「こころ」/夏目漱石についての読書感想文その10(Kの内にある反抗心についての描写)






 前回は国語的な読書と文学的な読書は違うという話を書きましたが。客観的ということを突き詰めていくとどこかで主観的なこととか個別具体的なこと、特殊な事というのを含めていくという方向性が必要になってくると思います。そもそも客観的なことということでさえ、その元は主観であるということです。主観的なものの集まりが客観を作る以上、「主観的だ」ということは客観を形作る石垣になりはするでしょうが、客観の敵であり真っ向から対立するものだということになると話がおかしくなります。主観的であること、特殊であること、個別具体であることをそう無闇やたらと否定しない、むしろ客観を形成する一つの要素という姿勢は必要でしょう。そもそも客観を言って主観が排除されるのであれば、文学というあまりに個別具体的なものというのは真っ先に排除されるべきものとなります。


 そういう意味での客観性の転換というべき現象っていうのは高校から大学あたりにかけて起こるのではないかと思います。

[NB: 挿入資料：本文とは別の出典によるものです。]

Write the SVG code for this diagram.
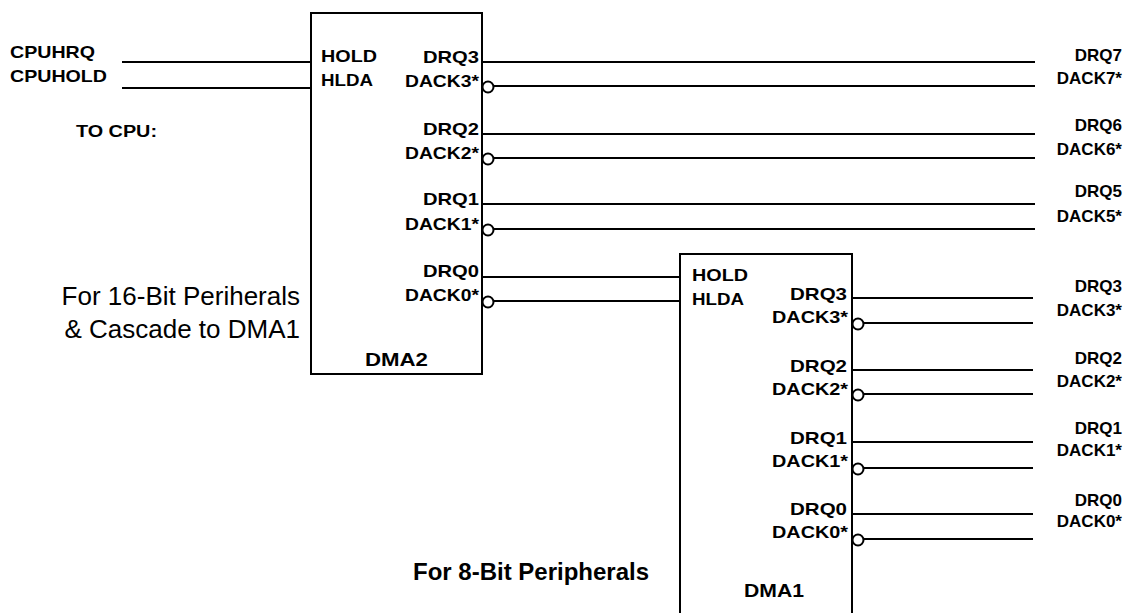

国語のテストは客観的に見ることを重視している、だから生徒一人ひとりの「オレはこう思った」というようなものを一切受け入れるわけにはいかなかった。テストの答案に対してひとりひとりの持つ答えを「みんな違ってみんないい」なんてやってたらそもそもテストになりません。そういう意味での客観性の最重要視というのはあったでしょう。しかしそうして見ていく例えば「こころ」の話などは非常に個別的な話ですし、先生の主観にまみれたものとなります。扱うものは主観であるが、それを見る目は客観的でなくてはならない。主観的なものを客観的に見ていくというと聞こえはいいですが、一人一人の主観的なものは排除され、先生の、あるいは夏目漱石の主観は素晴らしいから受け入れる、というのではそもそも本末転倒だということはできるでしょうし、この問題を「夏目漱石はえらいからいいんだ」的な話ではなく誰にも分かるようにもっていくということは非常に難しいのではないかと思います。まるで高校生が不満垂れているような話ですが(笑)だから国語から文学へ、ということになるといかにできるだけ客観的でありつつ、主観的な「こう思う」ってのを言えるか、というのは重要になるのではないかなと。



 ・300ページの四十七の末には次のようにある。
 「最初はそうですかとただ一口云っただけだったそうです。然し奥さんが、『あなたも喜こんでください』と述べた時、彼ははじめて奥さんの顔を見て微笑を洩らしながら、『御目出とう御座います』と云ったまま席を立ったそうです。そうして茶の間の障子を開ける前に、また奥さんを振り返って、『結婚は何時ですか』と聞いたそうです。それから『何か御祝いを上げたいが、私は金がないから上げる事が出来ません』と云ったそうです。奥さんの前に坐っていた私は、その話を聞いて胸が塞るような苦しさを覚えました」」


 前々回書いたのはKが「金がないから御祝いあげられません」という建前で実はその流れに対してちょっと反抗したい気持ちがあるのではないかということでした。ここには世渡りも下手、人と話すのも下手で興味のないK、そしておそらく人に良く思われたいとかそういう見栄を張ることにも疎いようなKが初めて見栄を張った場面なのではないかと。「微笑を洩らす」とか『結婚は何時ですか』と言うということはいかにも空気を読んで奥さんとのこの場に合わせようとするKの心の動きを表しているようですし、「私には金がないから御祝いあげられません」ということは自分を卑下しつつも場に和やかな笑いをもたらそうとしている。果たしてそんな器用でひょうきんであり、ユーモアを交えて話し、空気をしっかり読んで行動を外さないような男がKだっただろうかと。恐らくはKというそれらに縁遠いはずの男がそれをできるということは、実際にはそんな余裕のある様子に比べ内心は真逆であり、真逆、つまりあまりにも余裕がないがために、かえって器用にこなせてしまったというようなものではないかと思います。なぜこの話を奥さんから聞いて先生は「胸が塞がった」かといえば、Kはそんなヤツではないというのを先生がよく知っていたからではないかと。とてつもなく苦しい、でも苦しいからかえって器用にこなせる場合というのがあるものですが、そういう場合心ここにあらずという場合というのはある。Kにとっての失恋の苦しみというのは、こういう形で表現されたのではないかと思います。上辺は見事に繕ってしまえる、でも内面はぼろぼろでスカスカのゾンビという感じが近いでしょうか。
 でもだからといって失恋したから自殺する、というわけではない。ここが錯覚を抱かせる点ではないかと思います。